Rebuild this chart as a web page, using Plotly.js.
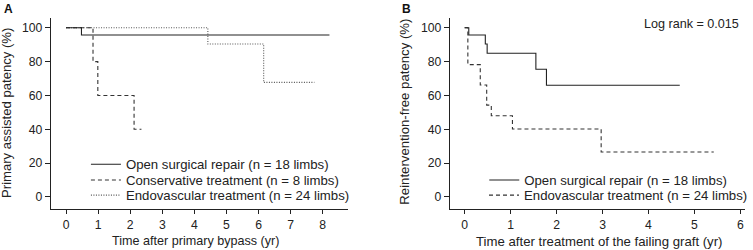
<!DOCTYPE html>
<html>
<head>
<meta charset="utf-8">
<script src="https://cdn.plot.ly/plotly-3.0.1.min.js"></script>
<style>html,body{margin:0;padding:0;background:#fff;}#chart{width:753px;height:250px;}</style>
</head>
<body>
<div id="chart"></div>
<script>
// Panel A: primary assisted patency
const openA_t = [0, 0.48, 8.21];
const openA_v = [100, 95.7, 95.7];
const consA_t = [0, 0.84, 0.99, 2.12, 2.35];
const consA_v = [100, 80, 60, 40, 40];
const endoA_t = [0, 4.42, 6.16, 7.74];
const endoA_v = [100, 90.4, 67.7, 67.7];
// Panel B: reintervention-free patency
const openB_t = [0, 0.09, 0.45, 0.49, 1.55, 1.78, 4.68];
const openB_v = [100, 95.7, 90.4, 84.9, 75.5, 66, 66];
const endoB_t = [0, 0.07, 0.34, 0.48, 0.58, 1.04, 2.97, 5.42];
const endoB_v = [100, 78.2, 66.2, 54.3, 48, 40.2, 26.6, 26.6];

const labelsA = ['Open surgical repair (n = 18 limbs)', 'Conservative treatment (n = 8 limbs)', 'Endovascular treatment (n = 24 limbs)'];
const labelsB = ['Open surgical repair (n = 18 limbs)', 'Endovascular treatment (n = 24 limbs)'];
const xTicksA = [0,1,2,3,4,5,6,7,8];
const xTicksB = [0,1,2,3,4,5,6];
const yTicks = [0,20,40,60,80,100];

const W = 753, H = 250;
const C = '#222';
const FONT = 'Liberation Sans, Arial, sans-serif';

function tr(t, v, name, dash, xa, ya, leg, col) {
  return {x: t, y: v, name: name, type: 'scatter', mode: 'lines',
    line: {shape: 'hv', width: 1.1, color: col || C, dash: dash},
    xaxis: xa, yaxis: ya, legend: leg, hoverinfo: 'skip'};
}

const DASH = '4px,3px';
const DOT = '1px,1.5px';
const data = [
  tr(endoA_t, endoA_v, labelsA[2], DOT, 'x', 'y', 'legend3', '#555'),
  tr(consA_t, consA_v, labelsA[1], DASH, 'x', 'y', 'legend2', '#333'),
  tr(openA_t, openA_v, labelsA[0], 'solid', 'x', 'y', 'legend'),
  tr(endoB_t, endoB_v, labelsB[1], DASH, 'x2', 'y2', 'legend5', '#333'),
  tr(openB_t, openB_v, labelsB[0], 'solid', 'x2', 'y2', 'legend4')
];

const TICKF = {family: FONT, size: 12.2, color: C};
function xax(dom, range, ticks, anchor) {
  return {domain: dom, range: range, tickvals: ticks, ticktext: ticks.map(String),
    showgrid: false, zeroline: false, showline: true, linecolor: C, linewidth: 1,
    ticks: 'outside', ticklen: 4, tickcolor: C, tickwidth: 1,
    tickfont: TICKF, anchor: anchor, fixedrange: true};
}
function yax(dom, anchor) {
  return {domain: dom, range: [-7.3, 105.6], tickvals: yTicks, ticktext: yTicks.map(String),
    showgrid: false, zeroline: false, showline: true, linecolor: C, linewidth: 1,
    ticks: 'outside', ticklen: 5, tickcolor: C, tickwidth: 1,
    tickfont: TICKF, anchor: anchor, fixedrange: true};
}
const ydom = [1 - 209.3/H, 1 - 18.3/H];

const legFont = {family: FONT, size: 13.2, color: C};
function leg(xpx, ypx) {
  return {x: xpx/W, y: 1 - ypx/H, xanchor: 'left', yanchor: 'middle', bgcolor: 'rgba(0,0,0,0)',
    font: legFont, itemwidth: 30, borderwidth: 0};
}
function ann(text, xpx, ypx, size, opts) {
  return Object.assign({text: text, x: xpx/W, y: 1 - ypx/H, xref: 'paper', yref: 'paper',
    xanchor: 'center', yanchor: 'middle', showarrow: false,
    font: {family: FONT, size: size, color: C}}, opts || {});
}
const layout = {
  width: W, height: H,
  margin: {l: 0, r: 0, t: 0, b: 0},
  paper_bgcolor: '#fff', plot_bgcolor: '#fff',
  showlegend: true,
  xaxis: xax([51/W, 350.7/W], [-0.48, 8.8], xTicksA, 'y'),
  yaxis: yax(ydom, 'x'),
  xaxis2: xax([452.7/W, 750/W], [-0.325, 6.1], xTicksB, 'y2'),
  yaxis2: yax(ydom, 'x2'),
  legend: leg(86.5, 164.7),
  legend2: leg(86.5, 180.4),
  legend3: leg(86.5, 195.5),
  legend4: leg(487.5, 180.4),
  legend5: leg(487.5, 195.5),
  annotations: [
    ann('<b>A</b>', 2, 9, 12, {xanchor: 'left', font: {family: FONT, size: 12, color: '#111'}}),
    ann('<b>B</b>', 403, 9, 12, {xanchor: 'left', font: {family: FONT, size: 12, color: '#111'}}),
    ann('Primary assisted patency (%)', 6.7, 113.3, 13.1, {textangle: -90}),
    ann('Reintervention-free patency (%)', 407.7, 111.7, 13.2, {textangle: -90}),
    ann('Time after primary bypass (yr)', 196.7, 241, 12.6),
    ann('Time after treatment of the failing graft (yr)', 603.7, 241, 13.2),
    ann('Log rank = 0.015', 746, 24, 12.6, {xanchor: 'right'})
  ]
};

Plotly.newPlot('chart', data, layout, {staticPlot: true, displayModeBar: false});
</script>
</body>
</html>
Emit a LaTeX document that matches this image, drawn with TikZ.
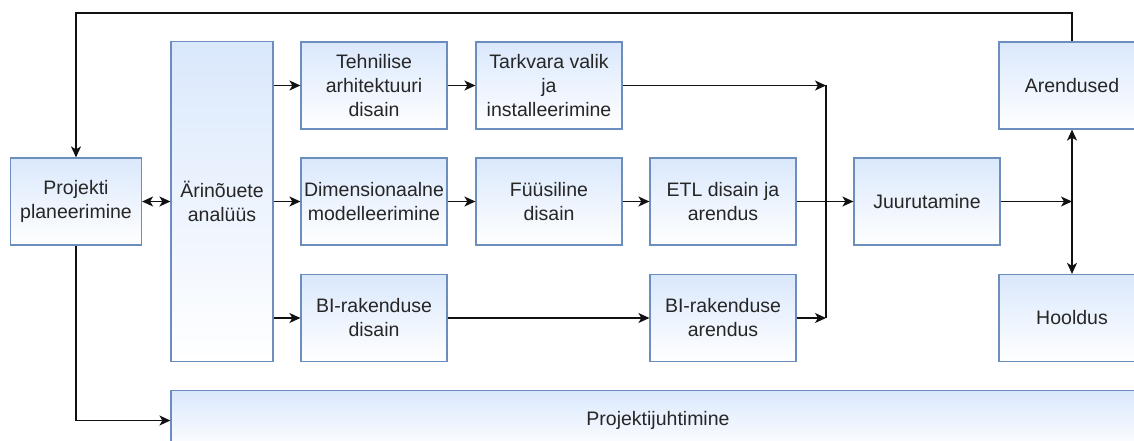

▶ [What needs to be done]
Repeat verbatim all the material, but not the pictures.

▶ [Response to this task]
Rebuild this chart as a web page, using Plotly.js.
<!DOCTYPE html>
<html>
<head>
<meta charset="utf-8">
<script src="https://cdn.plot.ly/plotly-3.0.1.min.js"></script>
<style>html,body{margin:0;padding:0;background:#fff;}#chart{width:753px;height:250px;}</style>
</head>
<body>
<div id="chart"></div>
<script>
// Panel A: primary assisted patency
const openA_t = [0, 0.48, 8.21];
const openA_v = [100, 95.7, 95.7];
const consA_t = [0, 0.84, 0.99, 2.12, 2.35];
const consA_v = [100, 80, 60, 40, 40];
const endoA_t = [0, 4.42, 6.16, 7.74];
const endoA_v = [100, 90.4, 67.7, 67.7];
// Panel B: reintervention-free patency
const openB_t = [0, 0.09, 0.45, 0.49, 1.55, 1.78, 4.68];
const openB_v = [100, 95.7, 90.4, 84.9, 75.5, 66, 66];
const endoB_t = [0, 0.07, 0.34, 0.48, 0.58, 1.04, 2.97, 5.42];
const endoB_v = [100, 78.2, 66.2, 54.3, 48, 40.2, 26.6, 26.6];

const labelsA = ['Open surgical repair (n = 18 limbs)', 'Conservative treatment (n = 8 limbs)', 'Endovascular treatment (n = 24 limbs)'];
const labelsB = ['Open surgical repair (n = 18 limbs)', 'Endovascular treatment (n = 24 limbs)'];
const xTicksA = [0,1,2,3,4,5,6,7,8];
const xTicksB = [0,1,2,3,4,5,6];
const yTicks = [0,20,40,60,80,100];

const W = 753, H = 250;
const C = '#222';
const FONT = 'Liberation Sans, Arial, sans-serif';

function tr(t, v, name, dash, xa, ya, leg, col) {
  return {x: t, y: v, name: name, type: 'scatter', mode: 'lines',
    line: {shape: 'hv', width: 1.1, color: col || C, dash: dash},
    xaxis: xa, yaxis: ya, legend: leg, hoverinfo: 'skip'};
}

const DASH = '4px,3px';
const DOT = '1px,1.5px';
const data = [
  tr(endoA_t, endoA_v, labelsA[2], DOT, 'x', 'y', 'legend3', '#555'),
  tr(consA_t, consA_v, labelsA[1], DASH, 'x', 'y', 'legend2', '#333'),
  tr(openA_t, openA_v, labelsA[0], 'solid', 'x', 'y', 'legend'),
  tr(endoB_t, endoB_v, labelsB[1], DASH, 'x2', 'y2', 'legend5', '#333'),
  tr(openB_t, openB_v, labelsB[0], 'solid', 'x2', 'y2', 'legend4')
];

const TICKF = {family: FONT, size: 12.2, color: C};
function xax(dom, range, ticks, anchor) {
  return {domain: dom, range: range, tickvals: ticks, ticktext: ticks.map(String),
    showgrid: false, zeroline: false, showline: true, linecolor: C, linewidth: 1,
    ticks: 'outside', ticklen: 4, tickcolor: C, tickwidth: 1,
    tickfont: TICKF, anchor: anchor, fixedrange: true};
}
function yax(dom, anchor) {
  return {domain: dom, range: [-7.3, 105.6], tickvals: yTicks, ticktext: yTicks.map(String),
    showgrid: false, zeroline: false, showline: true, linecolor: C, linewidth: 1,
    ticks: 'outside', ticklen: 5, tickcolor: C, tickwidth: 1,
    tickfont: TICKF, anchor: anchor, fixedrange: true};
}
const ydom = [1 - 209.3/H, 1 - 18.3/H];

const legFont = {family: FONT, size: 13.2, color: C};
function leg(xpx, ypx) {
  return {x: xpx/W, y: 1 - ypx/H, xanchor: 'left', yanchor: 'middle', bgcolor: 'rgba(0,0,0,0)',
    font: legFont, itemwidth: 30, borderwidth: 0};
}
function ann(text, xpx, ypx, size, opts) {
  return Object.assign({text: text, x: xpx/W, y: 1 - ypx/H, xref: 'paper', yref: 'paper',
    xanchor: 'center', yanchor: 'middle', showarrow: false,
    font: {family: FONT, size: size, color: C}}, opts || {});
}
const layout = {
  width: W, height: H,
  margin: {l: 0, r: 0, t: 0, b: 0},
  paper_bgcolor: '#fff', plot_bgcolor: '#fff',
  showlegend: true,
  xaxis: xax([51/W, 350.7/W], [-0.48, 8.8], xTicksA, 'y'),
  yaxis: yax(ydom, 'x'),
  xaxis2: xax([452.7/W, 750/W], [-0.325, 6.1], xTicksB, 'y2'),
  yaxis2: yax(ydom, 'x2'),
  legend: leg(86.5, 164.7),
  legend2: leg(86.5, 180.4),
  legend3: leg(86.5, 195.5),
  legend4: leg(487.5, 180.4),
  legend5: leg(487.5, 195.5),
  annotations: [
    ann('<b>A</b>', 2, 9, 12, {xanchor: 'left', font: {family: FONT, size: 12, color: '#111'}}),
    ann('<b>B</b>', 403, 9, 12, {xanchor: 'left', font: {family: FONT, size: 12, color: '#111'}}),
    ann('Primary assisted patency (%)', 6.7, 113.3, 13.1, {textangle: -90}),
    ann('Reintervention-free patency (%)', 407.7, 111.7, 13.2, {textangle: -90}),
    ann('Time after primary bypass (yr)', 196.7, 241, 12.6),
    ann('Time after treatment of the failing graft (yr)', 603.7, 241, 13.2),
    ann('Log rank = 0.015', 746, 24, 12.6, {xanchor: 'right'})
  ]
};

Plotly.newPlot('chart', data, layout, {staticPlot: true, displayModeBar: false});
</script>
</body>
</html>
Emit a LaTeX document that matches this image, drawn with TikZ.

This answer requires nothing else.